**STORED RECORDS:**

○ ○ ○ ○

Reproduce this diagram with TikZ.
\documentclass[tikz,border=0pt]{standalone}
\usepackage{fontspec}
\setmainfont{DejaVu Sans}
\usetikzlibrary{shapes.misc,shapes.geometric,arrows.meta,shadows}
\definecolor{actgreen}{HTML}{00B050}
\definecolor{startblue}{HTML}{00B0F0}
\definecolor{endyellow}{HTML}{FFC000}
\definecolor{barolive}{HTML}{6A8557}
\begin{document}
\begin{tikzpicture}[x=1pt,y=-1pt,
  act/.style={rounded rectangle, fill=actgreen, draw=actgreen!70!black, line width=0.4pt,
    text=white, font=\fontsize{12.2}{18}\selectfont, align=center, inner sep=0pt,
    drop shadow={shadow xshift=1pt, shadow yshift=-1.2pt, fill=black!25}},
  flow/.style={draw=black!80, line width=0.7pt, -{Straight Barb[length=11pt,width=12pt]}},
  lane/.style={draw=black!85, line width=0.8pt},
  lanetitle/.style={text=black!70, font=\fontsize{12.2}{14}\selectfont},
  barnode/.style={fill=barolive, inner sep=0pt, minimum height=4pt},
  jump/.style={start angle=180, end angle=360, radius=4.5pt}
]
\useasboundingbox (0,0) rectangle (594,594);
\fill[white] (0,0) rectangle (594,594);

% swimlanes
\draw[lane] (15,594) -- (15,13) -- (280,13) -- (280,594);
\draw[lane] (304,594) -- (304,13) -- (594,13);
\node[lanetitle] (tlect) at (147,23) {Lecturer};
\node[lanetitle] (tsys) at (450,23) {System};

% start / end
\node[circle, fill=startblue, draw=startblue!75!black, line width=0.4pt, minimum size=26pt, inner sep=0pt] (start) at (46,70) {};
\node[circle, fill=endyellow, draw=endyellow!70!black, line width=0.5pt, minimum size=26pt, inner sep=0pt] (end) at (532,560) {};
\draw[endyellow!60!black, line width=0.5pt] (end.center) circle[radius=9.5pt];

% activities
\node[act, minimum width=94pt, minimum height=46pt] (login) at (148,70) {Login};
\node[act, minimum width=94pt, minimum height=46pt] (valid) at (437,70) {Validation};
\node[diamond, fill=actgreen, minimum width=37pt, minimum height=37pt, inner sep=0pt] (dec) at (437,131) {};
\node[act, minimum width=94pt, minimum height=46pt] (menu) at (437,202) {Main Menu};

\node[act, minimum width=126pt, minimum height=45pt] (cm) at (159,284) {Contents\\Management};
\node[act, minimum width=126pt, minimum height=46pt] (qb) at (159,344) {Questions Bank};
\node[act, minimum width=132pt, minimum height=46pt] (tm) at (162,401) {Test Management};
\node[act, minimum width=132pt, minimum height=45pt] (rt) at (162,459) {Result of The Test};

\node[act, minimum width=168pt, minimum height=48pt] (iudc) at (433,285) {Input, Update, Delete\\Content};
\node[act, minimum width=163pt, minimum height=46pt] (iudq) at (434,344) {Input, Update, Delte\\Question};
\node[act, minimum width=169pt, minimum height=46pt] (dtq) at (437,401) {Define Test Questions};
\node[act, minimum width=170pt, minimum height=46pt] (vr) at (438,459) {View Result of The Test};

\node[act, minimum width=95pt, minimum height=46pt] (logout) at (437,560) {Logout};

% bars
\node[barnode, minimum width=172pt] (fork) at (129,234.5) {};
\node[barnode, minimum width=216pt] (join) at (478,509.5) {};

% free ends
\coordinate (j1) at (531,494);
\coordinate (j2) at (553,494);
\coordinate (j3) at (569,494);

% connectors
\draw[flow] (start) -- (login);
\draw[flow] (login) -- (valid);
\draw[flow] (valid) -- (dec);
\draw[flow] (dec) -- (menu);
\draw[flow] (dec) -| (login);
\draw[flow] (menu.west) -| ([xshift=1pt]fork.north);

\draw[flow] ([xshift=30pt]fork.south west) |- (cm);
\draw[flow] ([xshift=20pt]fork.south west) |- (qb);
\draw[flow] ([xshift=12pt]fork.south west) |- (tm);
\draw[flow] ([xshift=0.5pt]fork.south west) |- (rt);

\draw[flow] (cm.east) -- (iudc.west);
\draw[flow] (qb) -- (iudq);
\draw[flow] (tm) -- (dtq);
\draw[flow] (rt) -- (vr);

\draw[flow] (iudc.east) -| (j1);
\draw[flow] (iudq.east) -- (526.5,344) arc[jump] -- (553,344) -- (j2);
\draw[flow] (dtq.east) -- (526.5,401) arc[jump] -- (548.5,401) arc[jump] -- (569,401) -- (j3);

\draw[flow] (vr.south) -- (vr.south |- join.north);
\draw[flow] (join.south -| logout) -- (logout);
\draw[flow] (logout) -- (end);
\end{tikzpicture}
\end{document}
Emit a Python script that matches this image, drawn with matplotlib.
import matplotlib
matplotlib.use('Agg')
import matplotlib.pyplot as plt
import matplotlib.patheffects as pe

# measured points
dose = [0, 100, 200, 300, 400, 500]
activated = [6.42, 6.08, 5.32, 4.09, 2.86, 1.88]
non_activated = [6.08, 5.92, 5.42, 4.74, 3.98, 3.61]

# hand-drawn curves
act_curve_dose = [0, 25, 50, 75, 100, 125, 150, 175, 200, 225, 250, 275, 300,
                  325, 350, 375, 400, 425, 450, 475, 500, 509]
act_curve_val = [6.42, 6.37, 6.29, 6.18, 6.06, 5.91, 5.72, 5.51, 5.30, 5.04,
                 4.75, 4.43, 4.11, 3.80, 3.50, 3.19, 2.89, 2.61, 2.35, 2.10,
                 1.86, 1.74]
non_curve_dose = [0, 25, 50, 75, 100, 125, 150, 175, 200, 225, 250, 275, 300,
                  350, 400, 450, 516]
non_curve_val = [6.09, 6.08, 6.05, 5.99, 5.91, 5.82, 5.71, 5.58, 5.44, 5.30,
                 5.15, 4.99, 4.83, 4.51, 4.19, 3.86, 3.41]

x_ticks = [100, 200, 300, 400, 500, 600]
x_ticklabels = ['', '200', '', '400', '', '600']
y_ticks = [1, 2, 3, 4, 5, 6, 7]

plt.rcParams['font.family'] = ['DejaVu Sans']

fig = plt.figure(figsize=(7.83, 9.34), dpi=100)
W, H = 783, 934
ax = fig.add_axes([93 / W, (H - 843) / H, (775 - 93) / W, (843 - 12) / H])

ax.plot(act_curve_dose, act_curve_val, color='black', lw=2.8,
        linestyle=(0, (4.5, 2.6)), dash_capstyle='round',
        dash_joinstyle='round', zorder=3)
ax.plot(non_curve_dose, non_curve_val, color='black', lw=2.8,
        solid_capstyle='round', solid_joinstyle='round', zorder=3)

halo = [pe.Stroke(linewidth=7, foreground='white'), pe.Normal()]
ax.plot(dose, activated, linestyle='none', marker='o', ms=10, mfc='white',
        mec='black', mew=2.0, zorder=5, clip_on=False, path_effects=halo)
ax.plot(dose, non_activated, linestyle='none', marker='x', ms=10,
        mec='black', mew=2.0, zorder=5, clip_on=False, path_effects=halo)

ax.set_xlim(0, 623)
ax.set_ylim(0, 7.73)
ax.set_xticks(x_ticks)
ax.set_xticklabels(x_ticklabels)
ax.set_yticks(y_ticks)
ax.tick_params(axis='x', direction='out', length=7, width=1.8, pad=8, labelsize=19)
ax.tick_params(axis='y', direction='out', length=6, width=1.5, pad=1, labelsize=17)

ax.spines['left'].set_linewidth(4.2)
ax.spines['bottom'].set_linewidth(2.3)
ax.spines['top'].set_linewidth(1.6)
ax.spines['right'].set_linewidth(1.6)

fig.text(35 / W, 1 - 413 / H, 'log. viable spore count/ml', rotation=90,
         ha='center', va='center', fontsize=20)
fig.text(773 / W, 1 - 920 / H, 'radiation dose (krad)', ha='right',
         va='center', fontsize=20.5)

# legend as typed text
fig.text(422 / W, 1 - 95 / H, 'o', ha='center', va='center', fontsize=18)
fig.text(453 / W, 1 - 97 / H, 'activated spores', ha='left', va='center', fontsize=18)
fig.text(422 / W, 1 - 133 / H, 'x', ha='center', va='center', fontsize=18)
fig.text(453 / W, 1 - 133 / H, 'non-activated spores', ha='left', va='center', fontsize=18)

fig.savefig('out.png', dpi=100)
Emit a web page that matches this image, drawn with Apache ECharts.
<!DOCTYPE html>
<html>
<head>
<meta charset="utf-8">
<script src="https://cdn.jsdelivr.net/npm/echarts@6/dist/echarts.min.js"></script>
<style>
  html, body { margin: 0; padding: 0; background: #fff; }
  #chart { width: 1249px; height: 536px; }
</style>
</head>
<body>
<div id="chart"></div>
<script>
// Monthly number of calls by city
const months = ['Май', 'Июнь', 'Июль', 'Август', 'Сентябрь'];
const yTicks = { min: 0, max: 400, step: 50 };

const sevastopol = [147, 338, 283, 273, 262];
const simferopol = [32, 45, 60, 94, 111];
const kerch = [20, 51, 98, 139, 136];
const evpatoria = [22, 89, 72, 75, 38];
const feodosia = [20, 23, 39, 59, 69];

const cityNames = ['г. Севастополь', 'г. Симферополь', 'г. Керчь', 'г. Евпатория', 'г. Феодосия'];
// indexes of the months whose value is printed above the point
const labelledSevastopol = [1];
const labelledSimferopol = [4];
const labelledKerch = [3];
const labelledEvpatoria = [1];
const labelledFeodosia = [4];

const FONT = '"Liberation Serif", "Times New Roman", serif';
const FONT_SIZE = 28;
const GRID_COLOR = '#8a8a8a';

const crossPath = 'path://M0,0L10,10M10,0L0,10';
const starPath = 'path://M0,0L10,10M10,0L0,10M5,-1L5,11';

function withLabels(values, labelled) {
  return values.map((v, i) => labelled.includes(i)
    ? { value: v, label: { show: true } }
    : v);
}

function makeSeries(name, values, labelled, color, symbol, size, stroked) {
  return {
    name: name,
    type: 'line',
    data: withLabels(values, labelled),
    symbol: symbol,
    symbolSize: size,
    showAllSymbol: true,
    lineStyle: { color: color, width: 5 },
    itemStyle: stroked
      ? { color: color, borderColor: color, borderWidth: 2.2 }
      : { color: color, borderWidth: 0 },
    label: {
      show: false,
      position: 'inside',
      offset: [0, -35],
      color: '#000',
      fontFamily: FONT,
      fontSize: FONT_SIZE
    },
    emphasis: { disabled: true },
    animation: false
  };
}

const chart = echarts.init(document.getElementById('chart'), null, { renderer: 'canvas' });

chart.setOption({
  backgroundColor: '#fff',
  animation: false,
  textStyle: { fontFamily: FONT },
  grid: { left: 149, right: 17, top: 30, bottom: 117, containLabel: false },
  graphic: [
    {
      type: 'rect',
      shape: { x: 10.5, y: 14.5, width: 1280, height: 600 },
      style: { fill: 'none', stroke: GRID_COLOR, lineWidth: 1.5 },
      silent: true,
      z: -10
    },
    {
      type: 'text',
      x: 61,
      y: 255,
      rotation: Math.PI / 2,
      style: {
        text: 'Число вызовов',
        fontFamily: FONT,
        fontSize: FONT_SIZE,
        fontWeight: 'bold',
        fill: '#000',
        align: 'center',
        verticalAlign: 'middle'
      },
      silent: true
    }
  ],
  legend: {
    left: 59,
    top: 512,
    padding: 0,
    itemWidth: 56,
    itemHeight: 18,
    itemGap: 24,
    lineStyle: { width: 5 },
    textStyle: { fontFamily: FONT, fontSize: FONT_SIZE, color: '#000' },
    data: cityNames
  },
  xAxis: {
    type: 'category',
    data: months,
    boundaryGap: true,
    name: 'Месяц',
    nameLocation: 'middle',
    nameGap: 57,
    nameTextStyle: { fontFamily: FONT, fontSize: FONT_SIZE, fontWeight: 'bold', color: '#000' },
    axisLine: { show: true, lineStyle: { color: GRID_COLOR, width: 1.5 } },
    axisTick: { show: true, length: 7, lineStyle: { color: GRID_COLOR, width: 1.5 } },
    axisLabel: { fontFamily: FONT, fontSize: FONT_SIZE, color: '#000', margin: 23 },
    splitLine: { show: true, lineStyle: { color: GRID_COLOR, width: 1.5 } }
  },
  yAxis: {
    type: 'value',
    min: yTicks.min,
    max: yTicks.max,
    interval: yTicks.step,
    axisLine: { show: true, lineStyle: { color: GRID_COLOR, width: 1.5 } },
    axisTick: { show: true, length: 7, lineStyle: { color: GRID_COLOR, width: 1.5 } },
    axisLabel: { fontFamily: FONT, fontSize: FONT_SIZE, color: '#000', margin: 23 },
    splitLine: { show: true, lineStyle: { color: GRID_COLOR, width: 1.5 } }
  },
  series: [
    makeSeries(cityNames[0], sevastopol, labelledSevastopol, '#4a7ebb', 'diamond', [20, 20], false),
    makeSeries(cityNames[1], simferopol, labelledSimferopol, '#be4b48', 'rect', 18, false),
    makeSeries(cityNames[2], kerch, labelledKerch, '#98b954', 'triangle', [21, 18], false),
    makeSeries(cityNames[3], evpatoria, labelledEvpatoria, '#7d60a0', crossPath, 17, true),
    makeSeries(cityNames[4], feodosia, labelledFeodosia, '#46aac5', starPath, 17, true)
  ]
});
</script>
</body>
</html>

○ ○ ○ ○

**THE EXERCISE:**
Looking at the listing above, count the lines that contain "matplotlib" and give nothing but the number.

**RESPONSE:**
5